-- Start MATERIAL PROVIDED --
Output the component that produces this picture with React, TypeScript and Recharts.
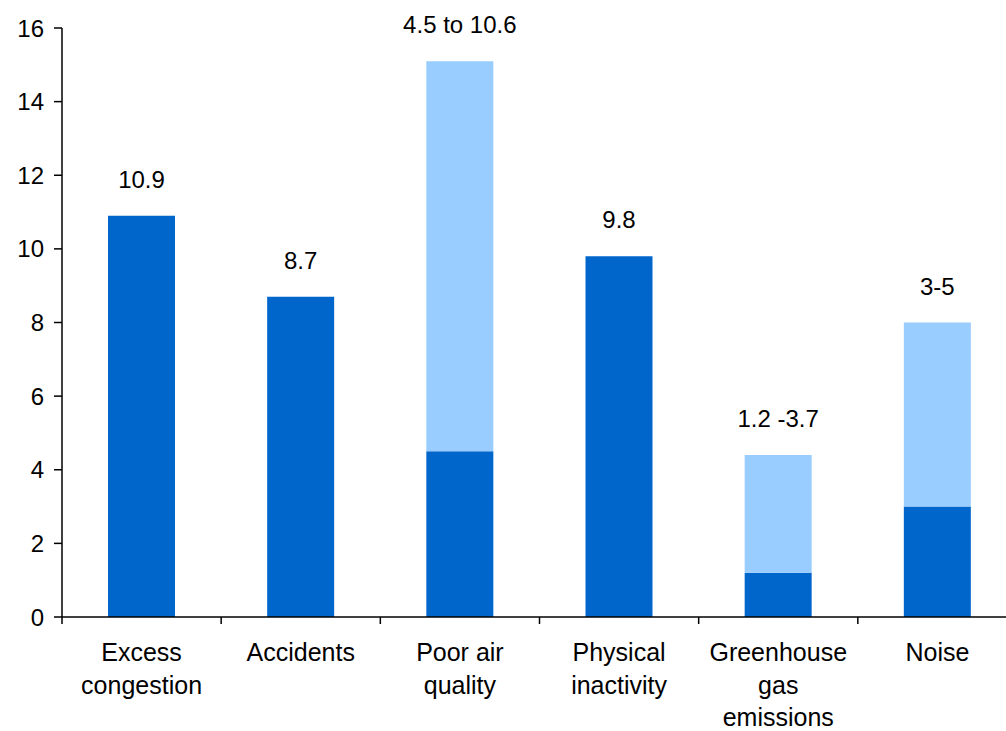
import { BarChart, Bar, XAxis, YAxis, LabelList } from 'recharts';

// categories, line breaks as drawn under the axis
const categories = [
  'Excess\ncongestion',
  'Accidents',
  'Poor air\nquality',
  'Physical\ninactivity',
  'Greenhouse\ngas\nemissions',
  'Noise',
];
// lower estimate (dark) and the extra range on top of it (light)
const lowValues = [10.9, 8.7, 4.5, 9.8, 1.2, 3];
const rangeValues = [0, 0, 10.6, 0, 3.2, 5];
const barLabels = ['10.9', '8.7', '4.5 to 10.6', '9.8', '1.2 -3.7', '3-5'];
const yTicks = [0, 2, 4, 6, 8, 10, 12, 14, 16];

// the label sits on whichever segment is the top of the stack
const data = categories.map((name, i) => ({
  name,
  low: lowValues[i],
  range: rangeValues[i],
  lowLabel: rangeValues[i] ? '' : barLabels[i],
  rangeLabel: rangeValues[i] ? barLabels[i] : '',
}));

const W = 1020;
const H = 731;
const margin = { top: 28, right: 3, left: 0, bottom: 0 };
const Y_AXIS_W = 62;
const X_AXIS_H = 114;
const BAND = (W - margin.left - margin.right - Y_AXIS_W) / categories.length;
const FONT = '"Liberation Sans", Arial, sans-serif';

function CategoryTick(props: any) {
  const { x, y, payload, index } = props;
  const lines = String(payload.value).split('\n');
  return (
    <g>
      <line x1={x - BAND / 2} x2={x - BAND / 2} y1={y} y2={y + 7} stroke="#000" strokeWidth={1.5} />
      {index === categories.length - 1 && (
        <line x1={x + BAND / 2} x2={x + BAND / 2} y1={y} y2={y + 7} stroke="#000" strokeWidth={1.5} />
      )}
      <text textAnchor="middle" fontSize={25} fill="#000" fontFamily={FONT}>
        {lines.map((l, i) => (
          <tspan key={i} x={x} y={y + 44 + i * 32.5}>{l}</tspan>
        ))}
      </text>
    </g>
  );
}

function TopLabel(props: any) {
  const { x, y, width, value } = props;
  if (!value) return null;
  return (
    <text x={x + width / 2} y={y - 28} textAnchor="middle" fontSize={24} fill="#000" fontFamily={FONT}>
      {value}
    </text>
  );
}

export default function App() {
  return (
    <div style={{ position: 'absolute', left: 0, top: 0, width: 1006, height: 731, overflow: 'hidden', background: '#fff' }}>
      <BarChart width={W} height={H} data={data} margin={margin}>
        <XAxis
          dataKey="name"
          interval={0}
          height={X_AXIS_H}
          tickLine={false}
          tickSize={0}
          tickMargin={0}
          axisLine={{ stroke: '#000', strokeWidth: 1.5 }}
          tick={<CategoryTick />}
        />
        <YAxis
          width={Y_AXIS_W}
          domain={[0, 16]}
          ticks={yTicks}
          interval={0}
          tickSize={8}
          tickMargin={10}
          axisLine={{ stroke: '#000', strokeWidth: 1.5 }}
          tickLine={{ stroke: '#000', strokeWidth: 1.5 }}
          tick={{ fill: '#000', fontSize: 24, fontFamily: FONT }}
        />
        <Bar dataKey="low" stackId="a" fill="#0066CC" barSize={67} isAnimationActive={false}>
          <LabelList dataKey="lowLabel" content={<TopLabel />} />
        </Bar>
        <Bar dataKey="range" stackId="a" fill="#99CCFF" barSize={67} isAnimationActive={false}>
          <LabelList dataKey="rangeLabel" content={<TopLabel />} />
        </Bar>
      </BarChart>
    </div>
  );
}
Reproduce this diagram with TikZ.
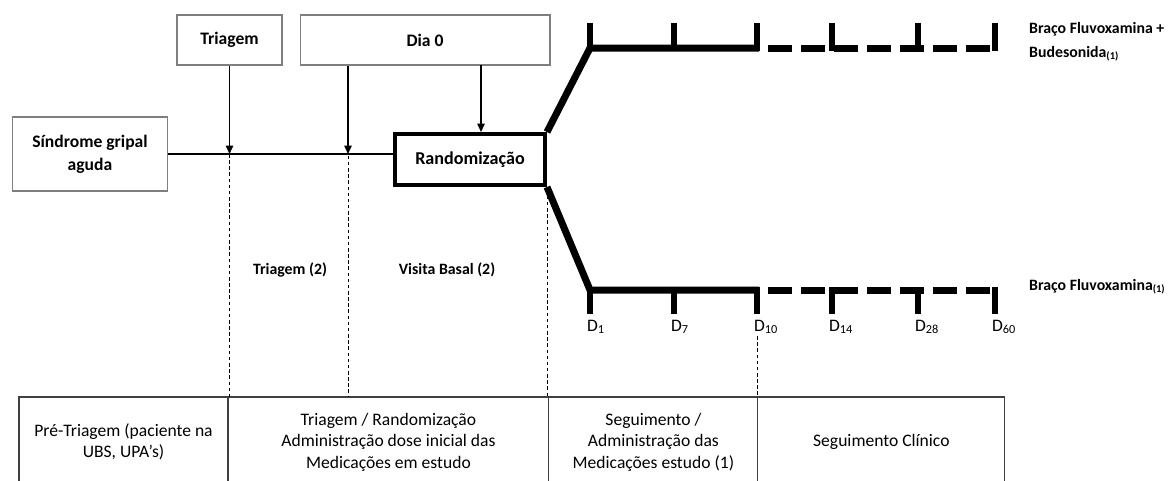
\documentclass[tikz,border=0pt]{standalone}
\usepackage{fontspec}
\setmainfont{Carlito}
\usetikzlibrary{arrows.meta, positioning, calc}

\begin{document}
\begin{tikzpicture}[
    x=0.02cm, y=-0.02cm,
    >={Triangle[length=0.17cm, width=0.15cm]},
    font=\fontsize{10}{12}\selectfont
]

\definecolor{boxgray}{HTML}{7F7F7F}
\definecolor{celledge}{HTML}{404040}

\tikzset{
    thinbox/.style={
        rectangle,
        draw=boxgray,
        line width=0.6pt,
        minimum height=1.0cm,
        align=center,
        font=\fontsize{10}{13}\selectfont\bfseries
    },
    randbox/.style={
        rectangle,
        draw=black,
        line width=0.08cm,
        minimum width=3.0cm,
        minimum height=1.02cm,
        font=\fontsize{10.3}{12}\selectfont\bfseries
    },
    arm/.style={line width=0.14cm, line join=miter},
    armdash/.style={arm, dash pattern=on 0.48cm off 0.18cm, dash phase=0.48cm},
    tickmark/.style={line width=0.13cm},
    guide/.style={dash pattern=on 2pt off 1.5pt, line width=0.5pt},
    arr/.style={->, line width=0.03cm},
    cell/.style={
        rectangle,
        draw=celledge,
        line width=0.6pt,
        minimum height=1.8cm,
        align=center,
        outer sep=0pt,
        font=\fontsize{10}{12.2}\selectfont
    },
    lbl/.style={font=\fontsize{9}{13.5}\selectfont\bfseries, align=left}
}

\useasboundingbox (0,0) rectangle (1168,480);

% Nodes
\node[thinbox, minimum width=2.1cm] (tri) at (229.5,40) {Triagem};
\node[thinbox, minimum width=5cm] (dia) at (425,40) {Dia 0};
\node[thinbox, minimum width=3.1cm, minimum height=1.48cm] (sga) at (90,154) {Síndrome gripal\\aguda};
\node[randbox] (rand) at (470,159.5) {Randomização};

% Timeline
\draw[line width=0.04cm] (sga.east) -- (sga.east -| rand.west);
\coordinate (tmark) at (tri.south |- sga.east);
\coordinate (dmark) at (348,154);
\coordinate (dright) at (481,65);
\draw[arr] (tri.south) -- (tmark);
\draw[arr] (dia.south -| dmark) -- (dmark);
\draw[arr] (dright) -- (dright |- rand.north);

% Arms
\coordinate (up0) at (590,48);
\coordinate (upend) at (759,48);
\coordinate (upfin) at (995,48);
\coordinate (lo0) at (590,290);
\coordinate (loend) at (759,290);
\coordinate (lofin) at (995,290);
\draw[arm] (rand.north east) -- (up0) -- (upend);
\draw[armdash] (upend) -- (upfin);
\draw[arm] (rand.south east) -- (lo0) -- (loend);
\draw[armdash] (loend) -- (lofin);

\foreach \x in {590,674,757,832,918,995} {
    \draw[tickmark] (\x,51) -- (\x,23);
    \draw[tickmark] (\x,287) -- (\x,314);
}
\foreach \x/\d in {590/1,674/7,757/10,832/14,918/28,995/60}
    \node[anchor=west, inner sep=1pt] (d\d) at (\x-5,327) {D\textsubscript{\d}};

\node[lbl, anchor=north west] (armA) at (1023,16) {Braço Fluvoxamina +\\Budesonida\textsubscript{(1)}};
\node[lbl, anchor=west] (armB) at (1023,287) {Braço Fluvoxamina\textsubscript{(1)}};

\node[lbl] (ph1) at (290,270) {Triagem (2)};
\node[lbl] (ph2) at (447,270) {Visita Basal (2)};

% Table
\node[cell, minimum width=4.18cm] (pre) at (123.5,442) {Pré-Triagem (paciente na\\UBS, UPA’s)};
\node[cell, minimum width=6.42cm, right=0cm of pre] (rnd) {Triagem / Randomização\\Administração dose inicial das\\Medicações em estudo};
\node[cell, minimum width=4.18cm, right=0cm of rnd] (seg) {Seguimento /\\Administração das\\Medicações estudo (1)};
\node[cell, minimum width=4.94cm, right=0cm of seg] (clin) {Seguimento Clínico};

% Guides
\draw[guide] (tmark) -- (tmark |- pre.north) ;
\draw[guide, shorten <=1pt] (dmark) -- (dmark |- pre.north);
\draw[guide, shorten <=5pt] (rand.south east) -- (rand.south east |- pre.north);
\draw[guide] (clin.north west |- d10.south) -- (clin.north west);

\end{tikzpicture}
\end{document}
-- End MATERIAL PROVIDED --
§ **EXERCISE GOAL**: Looking above, find the stretch of lines that opens with the one holding "Reproduce this diagram with TikZ." and closes with the one holding "(rand) at (470,159.5)". Copy it exactly, pictures excluded.

§ **THE ANSWER**:
Reproduce this diagram with TikZ.
\documentclass[tikz,border=0pt]{standalone}
\usepackage{fontspec}
\setmainfont{Carlito}
\usetikzlibrary{arrows.meta, positioning, calc}

\begin{document}
\begin{tikzpicture}[
    x=0.02cm, y=-0.02cm,
    >={Triangle[length=0.17cm, width=0.15cm]},
    font=\fontsize{10}{12}\selectfont
]

\definecolor{boxgray}{HTML}{7F7F7F}
\definecolor{celledge}{HTML}{404040}

\tikzset{
    thinbox/.style={
        rectangle,
        draw=boxgray,
        line width=0.6pt,
        minimum height=1.0cm,
        align=center,
        font=\fontsize{10}{13}\selectfont\bfseries
    },
    randbox/.style={
        rectangle,
        draw=black,
        line width=0.08cm,
        minimum width=3.0cm,
        minimum height=1.02cm,
        font=\fontsize{10.3}{12}\selectfont\bfseries
    },
    arm/.style={line width=0.14cm, line join=miter},
    armdash/.style={arm, dash pattern=on 0.48cm off 0.18cm, dash phase=0.48cm},
    tickmark/.style={line width=0.13cm},
    guide/.style={dash pattern=on 2pt off 1.5pt, line width=0.5pt},
    arr/.style={->, line width=0.03cm},
    cell/.style={
        rectangle,
        draw=celledge,
        line width=0.6pt,
        minimum height=1.8cm,
        align=center,
        outer sep=0pt,
        font=\fontsize{10}{12.2}\selectfont
    },
    lbl/.style={font=\fontsize{9}{13.5}\selectfont\bfseries, align=left}
}

\useasboundingbox (0,0) rectangle (1168,480);

% Nodes
\node[thinbox, minimum width=2.1cm] (tri) at (229.5,40) {Triagem};
\node[thinbox, minimum width=5cm] (dia) at (425,40) {Dia 0};
\node[thinbox, minimum width=3.1cm, minimum height=1.48cm] (sga) at (90,154) {Síndrome gripal\\aguda};
\node[randbox] (rand) at (470,159.5) {Randomização};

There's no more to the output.